Sobre a crônica lida, responda ao que se pede.

a) Tipo de narrador?

Narrador personagem.

b) Temática abordada?

A origem da crônica.

c) Tipo de linguagem?

Apesar de apresentar alguns termos pouco usados hoje, a linguagem é informal para a época em que a crônica foi produzida.


Segundo o crítico literário e ensaísta brasileiro, Afrânio Coutinho, “A crônica é, na essência, uma forma de arte imaginativa, arte da palavra, a que se liga forte dose de lirismo. É um gênero altamente pessoal, uma reação individual, íntima, ante o espetáculo da vida, coisas, seres.” E sobre o cronista, afirma: o “[...] cronista é um solitário com ânsia de comunicar-se.

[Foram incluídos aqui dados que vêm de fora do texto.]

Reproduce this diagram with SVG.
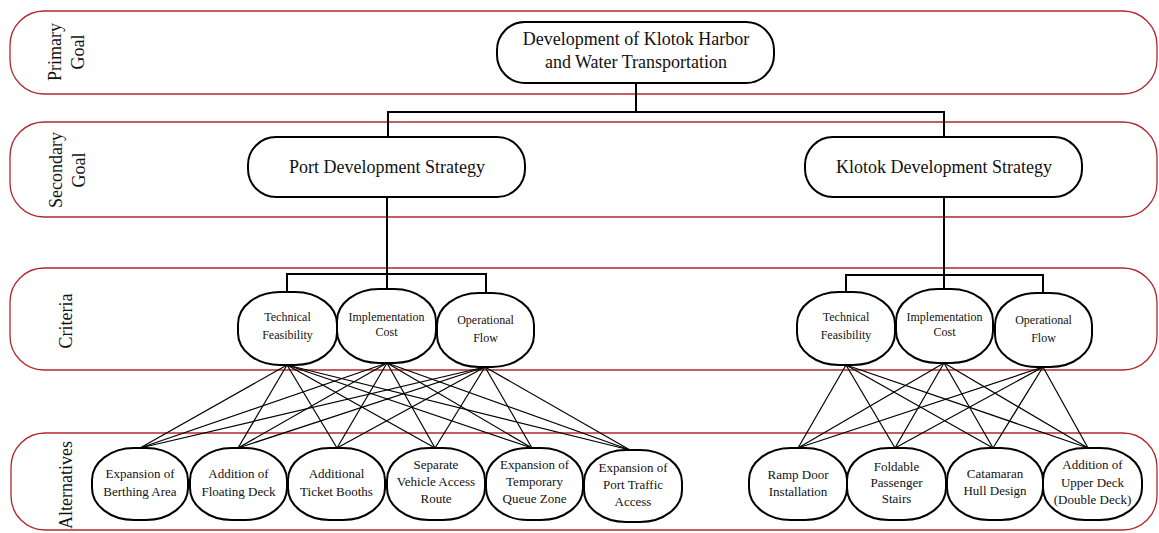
<svg xmlns="http://www.w3.org/2000/svg" width="1159" height="533" viewBox="0 0 1159 533">
<style>
.band{fill:none;stroke:#b0282c;stroke-width:1.3}
.lbl{font-family:"Liberation Serif","Times New Roman",serif;font-size:18px;fill:#111;text-anchor:middle}
.node{fill:#fff;stroke:#000;stroke-width:2}
.t18{font-family:"Liberation Serif","Times New Roman",serif;font-size:18px;fill:#111;text-anchor:middle}
.t12{font-family:"Liberation Serif","Times New Roman",serif;font-size:12px;fill:#111;text-anchor:middle}
.t13{font-family:"Liberation Serif","Times New Roman",serif;font-size:13px;fill:#111;text-anchor:middle}
.tree{fill:none;stroke:#000;stroke-width:2}
.mesh{fill:none;stroke:#000;stroke-width:1.2}
</style>
<rect width="1159" height="533" fill="#fff"/>
<g id="bands">
<rect class="band" x="10" y="11" width="1147" height="83" rx="34" ry="34"/>
<rect class="band" x="10" y="122" width="1147" height="95" rx="34" ry="34"/>
<rect class="band" x="10" y="268" width="1147" height="102" rx="34" ry="34"/>
<rect class="band" x="11" y="433" width="1146" height="97" rx="34" ry="34"/>
<text class="lbl" transform="translate(61,52) rotate(-90)">Primary</text>
<text class="lbl" transform="translate(84,52) rotate(-90)">Goal</text>
<text class="lbl" transform="translate(62,170) rotate(-90)">Secondary</text>
<text class="lbl" transform="translate(85,170) rotate(-90)">Goal</text>
<text class="lbl" transform="translate(72,321) rotate(-90)">Criteria</text>
<text class="lbl" transform="translate(72,485) rotate(-90)">Alternatives</text>
</g>
<g id="connectors">
<polyline class="tree" points="636,83 636,112"/>
<polyline class="tree" points="388,137 388,112 944,112 944,137"/>
<polyline class="tree" points="387,197 387,289"/>
<polyline class="tree" points="287,292 287,274 486,274 486,293"/>
<polyline class="tree" points="944,197 944,289"/>
<polyline class="tree" points="846,292 846,275 1043,275 1043,293"/>
<g class="mesh">
<line x1="287" y1="365" x2="140" y2="448"/><line x1="287" y1="365" x2="238" y2="448"/><line x1="287" y1="365" x2="337" y2="448"/><line x1="287" y1="365" x2="435" y2="448"/><line x1="287" y1="365" x2="532" y2="448"/><line x1="287" y1="365" x2="630" y2="450"/>
<line x1="387" y1="363" x2="140" y2="448"/><line x1="387" y1="363" x2="238" y2="448"/><line x1="387" y1="363" x2="337" y2="448"/><line x1="387" y1="363" x2="435" y2="448"/><line x1="387" y1="363" x2="532" y2="448"/><line x1="387" y1="363" x2="630" y2="450"/>
<line x1="485" y1="367" x2="140" y2="448"/><line x1="485" y1="367" x2="238" y2="448"/><line x1="485" y1="367" x2="337" y2="448"/><line x1="485" y1="367" x2="435" y2="448"/><line x1="485" y1="367" x2="532" y2="448"/><line x1="485" y1="367" x2="630" y2="450"/>
<line x1="846" y1="365" x2="798" y2="448"/><line x1="846" y1="365" x2="895" y2="448"/><line x1="846" y1="365" x2="993" y2="448"/><line x1="846" y1="365" x2="1088" y2="448"/>
<line x1="944" y1="363" x2="798" y2="448"/><line x1="944" y1="363" x2="895" y2="448"/><line x1="944" y1="363" x2="993" y2="448"/><line x1="944" y1="363" x2="1088" y2="448"/>
<line x1="1043" y1="367" x2="798" y2="448"/><line x1="1043" y1="367" x2="895" y2="448"/><line x1="1043" y1="367" x2="993" y2="448"/><line x1="1043" y1="367" x2="1088" y2="448"/>
</g>
</g>
<g id="primary">
<rect class="node" x="497" y="22" width="277" height="61" rx="28" ry="28"/>
<text class="t18" x="636" y="45">Development of Klotok Harbor</text>
<text class="t18" x="636" y="68">and Water Transportation</text>
</g>
<g id="port-strategy">
<rect class="node" x="248" y="137" width="277" height="60" rx="28" ry="28"/>
<text class="t18" x="387" y="173">Port Development Strategy</text>
</g>
<g id="klotok-strategy">
<rect class="node" x="805" y="137" width="277" height="60" rx="28" ry="28"/>
<text class="t18" x="944" y="173">Klotok Development Strategy</text>
</g>
<g id="p-tech">
<rect class="node" x="238" y="292" width="99" height="73" rx="42" ry="32"/>
<text class="t12" x="287.5" y="321">Technical</text><text class="t12" x="287.5" y="339">Feasibility</text>
</g>
<g id="p-cost">
<rect class="node" x="337" y="289" width="99" height="74" rx="42" ry="32"/>
<text class="t12" x="386.5" y="321">Implementation</text><text class="t12" x="386.5" y="336">Cost</text>
</g>
<g id="p-flow">
<rect class="node" x="437" y="293" width="97" height="74" rx="42" ry="32"/>
<text class="t12" x="485.5" y="324">Operational</text><text class="t12" x="485.5" y="342">Flow</text>
</g>
<g id="k-tech">
<rect class="node" x="797" y="292" width="98" height="73" rx="42" ry="32"/>
<text class="t12" x="846" y="321">Technical</text><text class="t12" x="846" y="339">Feasibility</text>
</g>
<g id="k-cost">
<rect class="node" x="896" y="289" width="97" height="74" rx="42" ry="32"/>
<text class="t12" x="944.5" y="321">Implementation</text><text class="t12" x="944.5" y="336">Cost</text>
</g>
<g id="k-flow">
<rect class="node" x="995" y="293" width="97" height="74" rx="42" ry="32"/>
<text class="t12" x="1043.5" y="324">Operational</text><text class="t12" x="1043.5" y="342">Flow</text>
</g>
<g id="a-berthing">
<rect class="node" x="92" y="448" width="96" height="72" rx="42" ry="32"/>
<text class="t13" x="140" y="478">Expansion of</text><text class="t13" x="140" y="496">Berthing Area</text>
</g>
<g id="a-floating">
<rect class="node" x="190" y="448" width="97" height="72" rx="42" ry="32"/>
<text class="t13" x="238.5" y="478">Addition of</text><text class="t13" x="238.5" y="496">Floating Deck</text>
</g>
<g id="a-ticket">
<rect class="node" x="288" y="448" width="97" height="72" rx="42" ry="32"/>
<text class="t13" x="336.5" y="478">Additional</text><text class="t13" x="336.5" y="496">Ticket Booths</text>
</g>
<g id="a-vehicle">
<rect class="node" x="387" y="448" width="98" height="72" rx="42" ry="32"/>
<text class="t13" x="436" y="469">Separate</text><text class="t13" x="436" y="486">Vehicle Access</text><text class="t13" x="436" y="503">Route</text>
</g>
<g id="a-queue">
<rect class="node" x="486" y="448" width="97" height="72" rx="42" ry="32"/>
<text class="t13" x="534.5" y="469">Expansion of</text><text class="t13" x="534.5" y="486">Temporary</text><text class="t13" x="534.5" y="503">Queue Zone</text>
</g>
<g id="a-traffic">
<rect class="node" x="584" y="450" width="98" height="72" rx="42" ry="32"/>
<text class="t13" x="633" y="472">Expansion of</text><text class="t13" x="633" y="489">Port Traffic</text><text class="t13" x="633" y="506">Access</text>
</g>
<g id="a-ramp">
<rect class="node" x="749" y="448" width="98" height="72" rx="42" ry="32"/>
<text class="t13" x="798" y="479">Ramp Door</text><text class="t13" x="798" y="496">Installation</text>
</g>
<g id="a-stairs">
<rect class="node" x="847" y="448" width="99" height="72" rx="42" ry="32"/>
<text class="t13" x="896.5" y="471">Foldable</text><text class="t13" x="896.5" y="487">Passenger</text><text class="t13" x="896.5" y="503">Stairs</text>
</g>
<g id="a-catamaran">
<rect class="node" x="947" y="448" width="96" height="72" rx="42" ry="32"/>
<text class="t13" x="995" y="478">Catamaran</text><text class="t13" x="995" y="495">Hull Design</text>
</g>
<g id="a-upperdeck">
<rect class="node" x="1043" y="448" width="99" height="72" rx="42" ry="32"/>
<text class="t13" x="1092.5" y="469">Addition of</text><text class="t13" x="1092.5" y="487">Upper Deck</text><text class="t13" x="1092.5" y="504">(Double Deck)</text>
</g>
</svg>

Para isso, utiliza-se literariamente desse meio vivo, insinuante, ágil que é a crônica”.

Conforme as palavras desse estudioso, a crônica é um gênero literário pessoal, uma forma muito particular de o escritor render-se ao espetáculo diário da vida, contemplando-o e assegurando-se da possibilidade de apre- sentá-lo tanto àqueles que o realizam quanto aos que, simplesmente, assistem a essa representação.

Enxergar o que é pequeno, considerado trivial, revela-se fundamental ao cronista, que busca recolher do cotidiano um instante ou um fato e representá-lo por meio da linguagem, a fim de exprimir sentidos que podem ir além da efemeridade e da banalidade, conduzindo o leitor ao encontro de uma escrita que cria uma atmosfera de proximidade.

São muitos os cronistas brasileiros que chamam a atenção por seus escritos leves e despretensiosos, como Stanislaw Ponte Preta, Millôr Fernandes, Carlos Heitor Cony, Marcos Rey e Antonio Prata. Outros resolveram se aventurar por uma escrita mais rebuscada e assertiva, como Ferreira Gullar, Fernando Sabino e Rachel de Queiroz. O lirismo na crônica teve seu maior representante em Rubem Braga. E os cronistas contemporâneos, como Xico Sá, Arnaldo Jabor e Martha Medeiros, por exemplo, apresentam a contemporaneidade de maneira certeira e dinâmica.